A 10 to 15-minute stroll leads to Hatachana, one of Tel Aviv’s newest attractions. Last year the old railway station was transformed into an attractive shopping and leisure area with street entertainers and places to eat and drink.

Here you’ll find Made in TLV, a boutique selling souvenirs made by locals, but the products – including clocks, belts, candles and design books – are about as far removed as it’s possible to get from the usual tourist tat.


Around the corner is Neve Tzedek, Tel Aviv’s first Jewish quarter and now a leafy, arty neighbourhood to stroll around before heading back to base to freshen up.

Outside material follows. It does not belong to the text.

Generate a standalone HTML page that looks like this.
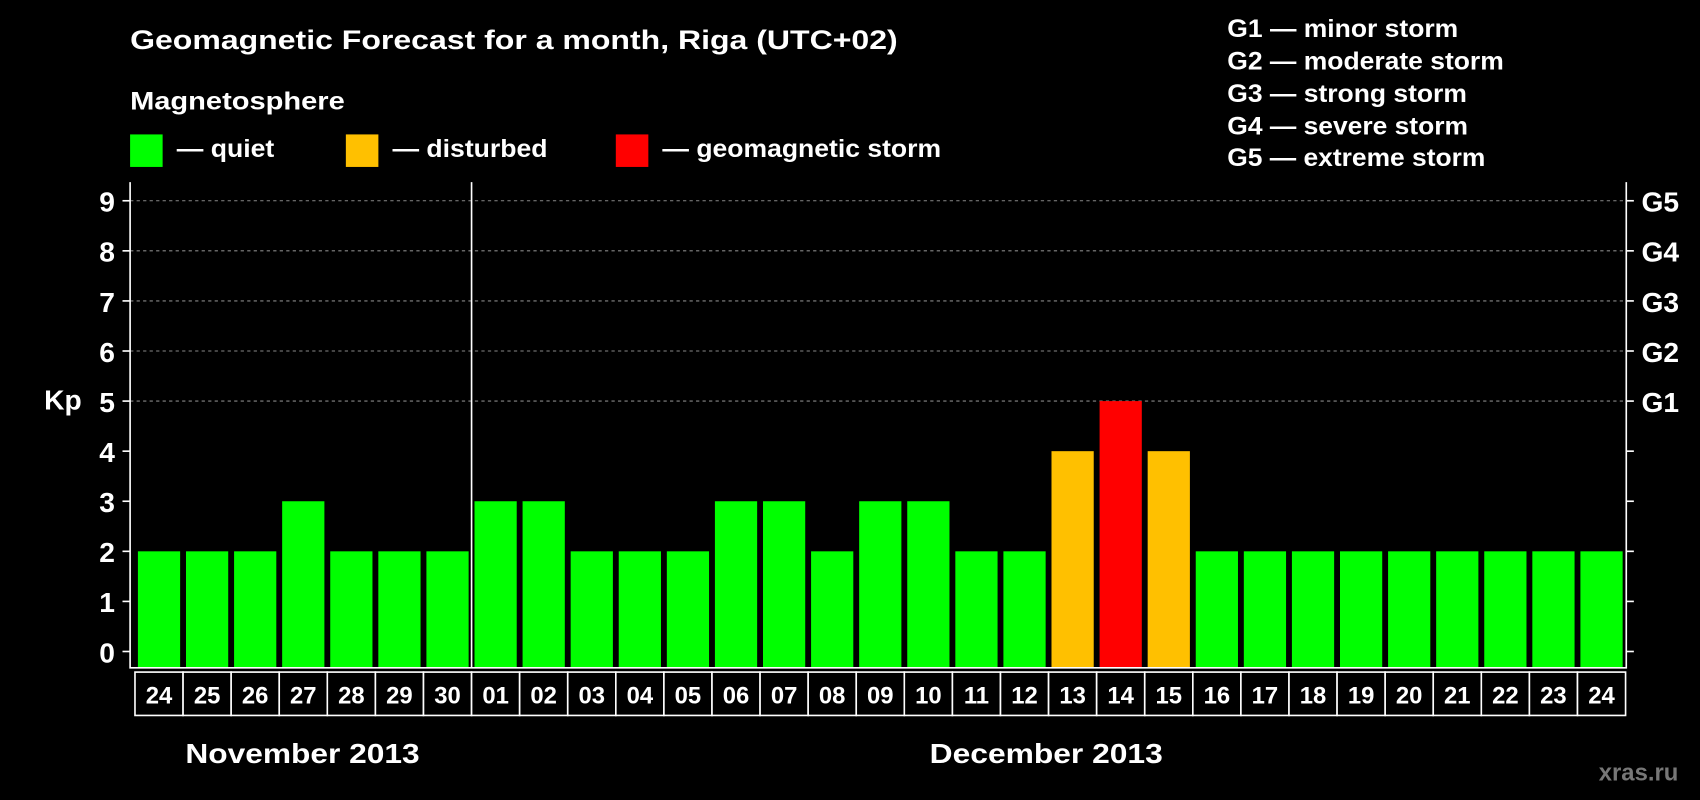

The regenerated Tel Aviv Port, north of the city, is a great place to spend the evening with shops, bars and restaurants stretched along the boardwalk.

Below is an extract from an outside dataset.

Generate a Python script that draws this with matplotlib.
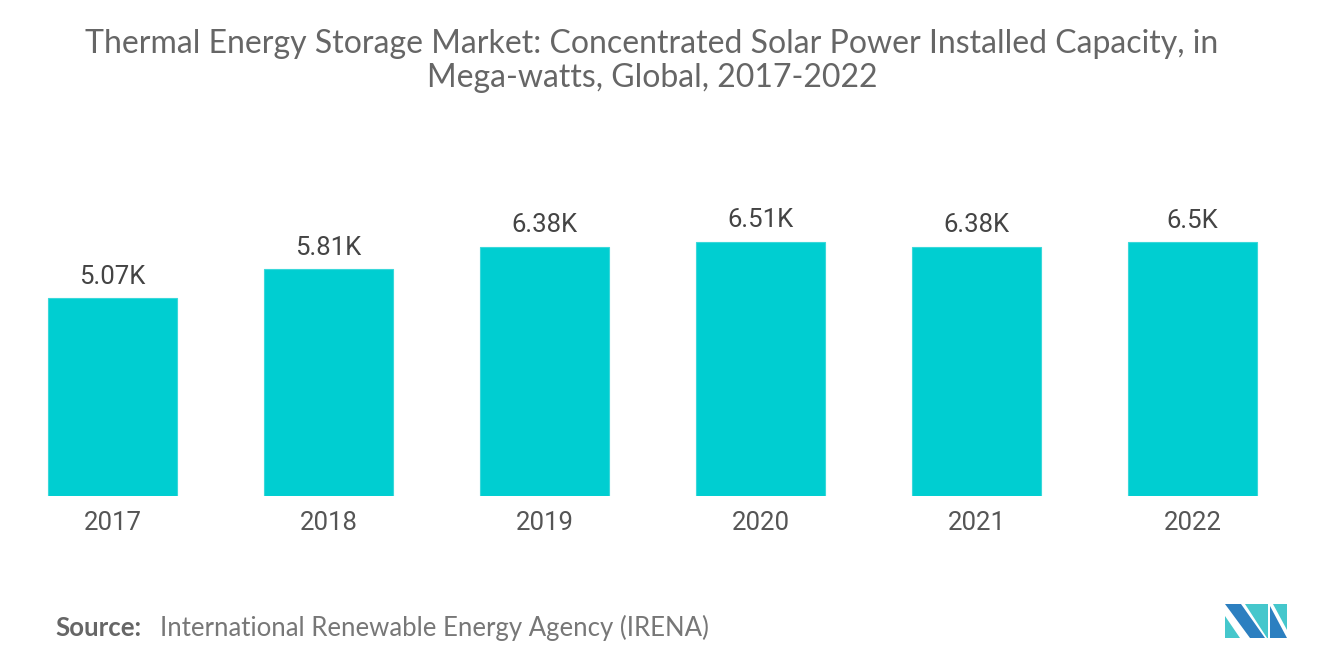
import matplotlib
matplotlib.use("Agg")
import matplotlib.pyplot as plt
from matplotlib.patches import Polygon

years = ["2017", "2018", "2019", "2020", "2021", "2022"]
values = [5070, 5810, 6380, 6510, 6380, 6500]
value_labels = ["5.07K", "5.81K", "6.38K", "6.51K", "6.38K", "6.5K"]

W, H = 1320, 665
fig = plt.figure(figsize=(W / 100, H / 100), dpi=100)
fig.patch.set_facecolor("white")

ax_left = 4.5 / W
ax_w = 1296 / W
ax_bottom = (H - 496) / H
ax_h = 312 / H
ax = fig.add_axes([ax_left, ax_bottom, ax_w, ax_h])
x = list(range(len(years)))
ax.bar(x, values, width=0.6, color="#00CED1", edgecolor="#3AD8DA", linewidth=0.8)
ax.set_xlim(-0.5, len(years) - 0.5)
ax.set_ylim(0, 8000)
for s in ax.spines.values():
    s.set_visible(False)
ax.set_yticks([])
ax.set_xticks(x)
ax.set_xticklabels(years, fontfamily="Roboto", fontsize=18.5, color="#555555")
ax.tick_params(axis="x", length=0, pad=11)
for xi, v, lab in zip(x, values, value_labels):
    ax.annotate(lab, (xi, v), xytext=(0, 7), textcoords="offset points",
                ha="center", va="bottom", fontfamily="Roboto", fontsize=18.5,
                color="#444444", clip_on=False)

fig.text(652 / W, 1 - 61 / H,
         "Thermal Energy Storage Market: Concentrated Solar Power Installed Capacity, in\nMega-watts, Global, 2017-2022",
         ha="center", va="center", fontfamily="Lato", fontsize=23, color="#666666",
         linespacing=1.15)

fig.text(55 / W, 1 - 628 / H, "Source:", ha="left", va="center", fontfamily="Lato",
         fontweight="bold", fontsize=18.5, color="#666666")
fig.text(160 / W, 1 - 628 / H, "International Renewable Energy Agency (IRENA)",
         ha="left", va="center", fontfamily="Lato", fontsize=18.5, color="#777777")

def px(pts):
    return [(a / W, 1 - b / H) for a, b in pts]

dark = "#2C7FC0"
light = "#45C7CC"
logo = [
    (px([(1225, 604), (1241, 604), (1265, 638), (1250, 638)]), dark),
    (px([(1225, 616), (1225, 638), (1240, 638)]), light),
    (px([(1245, 604), (1268, 604), (1268, 638), (1267, 638)]), light),
    (px([(1270, 606), (1287, 638), (1270, 638)]), dark),
    (px([(1273, 604), (1287, 604), (1287, 630)]), light),
]
for pts, c in logo:
    fig.patches.append(Polygon(pts, closed=True, transform=fig.transFigure,
                               facecolor=c, edgecolor="none"))

fig.savefig("out.png", dpi=100)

Try Boya for plates of starters to share, such as calamari, aubergine with goats cheese and deep-fried cauliflower (nicer than it sounds) and Mediterranean-influenced main courses.

Day 2


Start the day with a walk along Rothschild Boulevard, the elegant main thoroughfare.

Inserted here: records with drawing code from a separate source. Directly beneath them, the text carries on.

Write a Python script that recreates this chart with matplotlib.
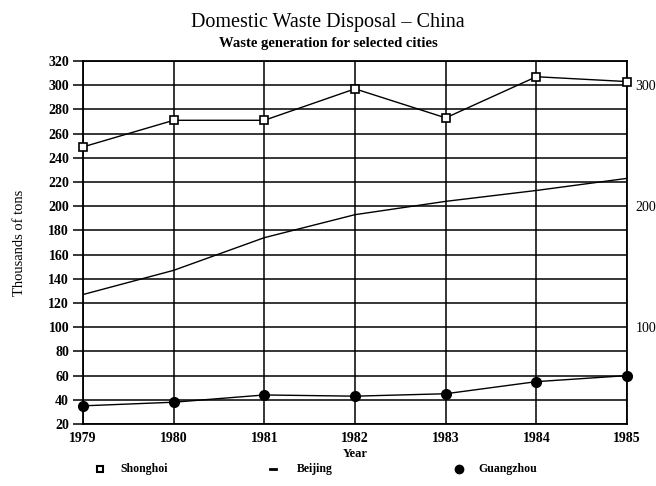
import matplotlib
matplotlib.use("Agg")
import matplotlib.pyplot as plt
from matplotlib.lines import Line2D

years = [1979, 1980, 1981, 1982, 1983, 1984, 1985]
shanghai = [249, 271, 271, 297, 273, 307, 303]
beijing = [127, 147, 174, 193, 204, 213, 223]
guangzhou = [35, 38, 44, 43, 45, 55, 60]
left_ticks = list(range(20, 321, 20))
right_ticks = [100, 200, 300]
legend_labels = ["Shonghoi", "Beijing", "Guangzhou"]

plt.rcParams['font.family'] = ['Liberation Serif', 'DejaVu Serif']

fig = plt.figure(figsize=(6.56, 4.86), dpi=100)
ax = fig.add_axes([83/656, 1-424/486, (627-83)/656, (424-61)/486])

for y in left_ticks:
    ax.axhline(y, color='black', lw=1.1, zorder=1)
for x in years:
    ax.axvline(x, color='black', lw=1.1, zorder=1)

ax.plot(years, shanghai, color='black', lw=1.0, marker='s', ms=6,
        mfc='white', mec='black', mew=1.2, zorder=3, clip_on=False)
ax.plot(years, beijing, color='black', lw=1.0, zorder=3)
ax.plot(years, guangzhou, color='black', lw=1.0, marker='o', ms=7,
        mfc='black', mec='black', zorder=3, clip_on=False)

ax.set_xlim(1979, 1985)
ax.set_ylim(20, 320)
ax.set_xticks(years)
ax.set_yticks(left_ticks)
ax.tick_params(axis='y', direction='out', length=7, width=1.1, labelsize=10, pad=3)
ax.tick_params(axis='x', length=0, labelsize=10, pad=6)
for lab in ax.get_xticklabels() + ax.get_yticklabels():
    lab.set_fontweight('bold')
for s in ax.spines.values():
    s.set_linewidth(1.3)

ax2 = ax.twinx()
ax2.set_ylim(20, 320)
ax2.set_yticks(right_ticks)
ax2.tick_params(axis='y', length=0, labelsize=10, pad=6)
for s in ax2.spines.values():
    s.set_visible(False)

ax.set_ylabel("Thousands of tons", fontsize=10.5, labelpad=16)
ax.set_xlabel("Year", fontsize=9, fontweight='bold', labelpad=2)

fig.text(0.5, 1-22/486, "Domestic Waste Disposal – China", ha='center', va='center', fontsize=14.5)
fig.text(0.5, 1-43/486, "Waste generation for selected cities", ha='center', va='center',
         fontsize=10.5, fontweight='bold')

# legend row
ly = 1 - 469/486
fig.add_artist(Line2D([100/656], [ly], marker='s', ms=5, mfc='white', mec='black', mew=1.5,
                      ls='none', transform=fig.transFigure))
fig.text(120/656, ly, legend_labels[0], va='center', fontsize=8.5, fontweight='bold')
fig.add_artist(Line2D([270/656, 276/656], [ly, ly], color='black', lw=2,
                      transform=fig.transFigure))
fig.text(297/656, ly, legend_labels[1], va='center', fontsize=8.5, fontweight='bold')
fig.add_artist(Line2D([459/656], [ly], marker='o', ms=6, mfc='black', mec='black',
                      ls='none', transform=fig.transFigure))
fig.text(478/656, ly, legend_labels[2], va='center', fontsize=8.5, fontweight='bold')

fig.savefig("out.png", dpi=100)
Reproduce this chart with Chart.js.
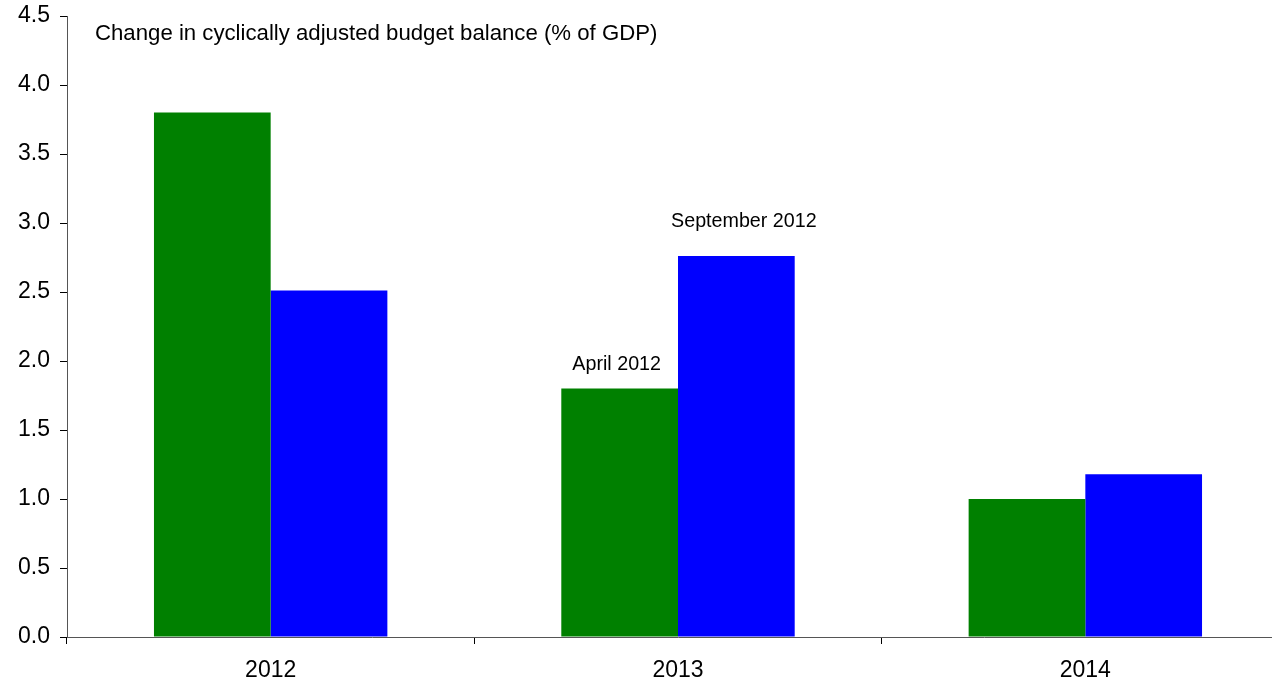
<!DOCTYPE html>
<html>
<head>
<meta charset="utf-8">
<script src="https://cdn.jsdelivr.net/npm/chart.js@4/dist/chart.umd.min.js"></script>
<style>
  html, body { margin: 0; padding: 0; background: #fff; overflow: hidden; }
  #wrap { position: absolute; left: 0; top: 0; width: 1289px; height: 683px; }
</style>
</head>
<body>
<div id="wrap"><canvas id="c"></canvas></div>
<script>
// Change in cyclically adjusted budget balance, % of GDP
const years = ['2012', '2013', '2014'];
const seriesNames = ['April 2012', 'September 2012'];
const april2012 = [3.8, 1.8, 1.0];
const september2012 = [2.51, 2.76, 1.18];
const chartTitle = 'Change in cyclically adjusted budget balance (% of GDP)';

const FONT = '"Liberation Sans", Arial, Helvetica, sans-serif';

// Draws the heading and the series names next to the 2013 bars
const textPlugin = {
  id: 'chartText',
  afterDatasetsDraw(chart) {
    const ctx = chart.ctx;
    ctx.save();
    ctx.fillStyle = '#000';
    ctx.textBaseline = 'alphabetic';

    ctx.font = '22.2px ' + FONT;
    ctx.textAlign = 'left';
    ctx.fillText(chartTitle, chart.chartArea.left + 28, 40);

    ctx.font = '19.7px ' + FONT;
    ctx.textAlign = 'center';
    const g = chart.getDatasetMeta(0).data[1];
    ctx.fillText(seriesNames[0], g.x - 3, g.y - 19);
    const b = chart.getDatasetMeta(1).data[1];
    ctx.fillText(seriesNames[1], b.x + 7.5, b.y - 29);
    ctx.restore();
  }
};

new Chart(document.getElementById('c'), {
  type: 'bar',
  data: {
    labels: years,
    datasets: [
      { label: seriesNames[0], data: april2012, backgroundColor: '#008000', borderWidth: 0 },
      { label: seriesNames[1], data: september2012, backgroundColor: '#0000ff', borderWidth: 0 }
    ]
  },
  options: {
    responsive: true,
    maintainAspectRatio: false,
    animation: false,
    devicePixelRatio: 1,
    layout: { padding: { top: 16, right: 0, bottom: 0, left: 0 } },
    plugins: { legend: { display: false }, tooltip: { enabled: false } },
    datasets: { bar: { categoryPercentage: 0.573, barPercentage: 1.0 } },
    scales: {
      x: {
        offset: true,
        grid: { offset: true, drawOnChartArea: false, drawTicks: true, tickLength: 7, color: '#000' },
        border: { display: true, color: '#555', width: 1 },
        ticks: { color: '#000', font: { family: FONT, size: 23 }, padding: 13, maxRotation: 0 },
        afterFit(scale) { scale.height = 46; scale.paddingLeft = 0; scale.paddingRight = 0; }
      },
      y: {
        min: 0,
        max: 4.5,
        grid: { drawOnChartArea: false, drawTicks: true, tickLength: 7, color: '#000' },
        border: { display: true, color: '#555', width: 1 },
        ticks: {
          stepSize: 0.5,
          color: '#000',
          font: { family: FONT, size: 23 },
          padding: 10,
          callback: v => Number(v).toFixed(1)
        },
        afterFit(scale) { scale.width = 67; scale.paddingTop = 0; scale.paddingBottom = 0; }
      }
    }
  },
  plugins: [textPlugin]
});
</script>
</body>
</html>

This area is home to the world’s largest concentration of distinctive Bauhaus buildings, designed in modernist style in the 1930s, that led to Tel Aviv being called the White City.


Have an indulgent break at Max Brenner’s Chocolate Bar on Rothschild Boulevard. Coffee is served but it’s hard to resist the hot chocolate drinks, milkshakes and other sweet confections at this chocoholics’ paradise.

Then make tracks to Carmel Market, a 15-minute walk away, and open every day except Saturday. The city’s biggest marketplace is one crowded narrow street lined with colourful stalls piled high with exotic spices, bread, fruit and vegetables, clothes and souvenirs.

For a sweet souvenir stop at the Halva-Center, where vendors allow you to try a slice before you buy.


An Israeli institution is falafel, deep-fried ground chickpea balls, found on every street corner and a great for lunch on the go.


Chill out with an afternoon on the long crescent of beach running from the city all the way to Jaffa, a great place to relax before a big night on the town.


Tel Aviv’s nightlife is legendary and if you’ve got the energy you can party all night.

Start or end the evening at the Dixie Grill Bar, Totzeret Haaretz, which is open 24/7, or the sophisticated Social Club bar and bistro combo off Rothschild Boulevard.

Close to the latter is lively Nanuchka in Lilienblum Street, with an outdoor tented area, and you can pump up the volume at Abraxas, which is popular for music and late night drinking.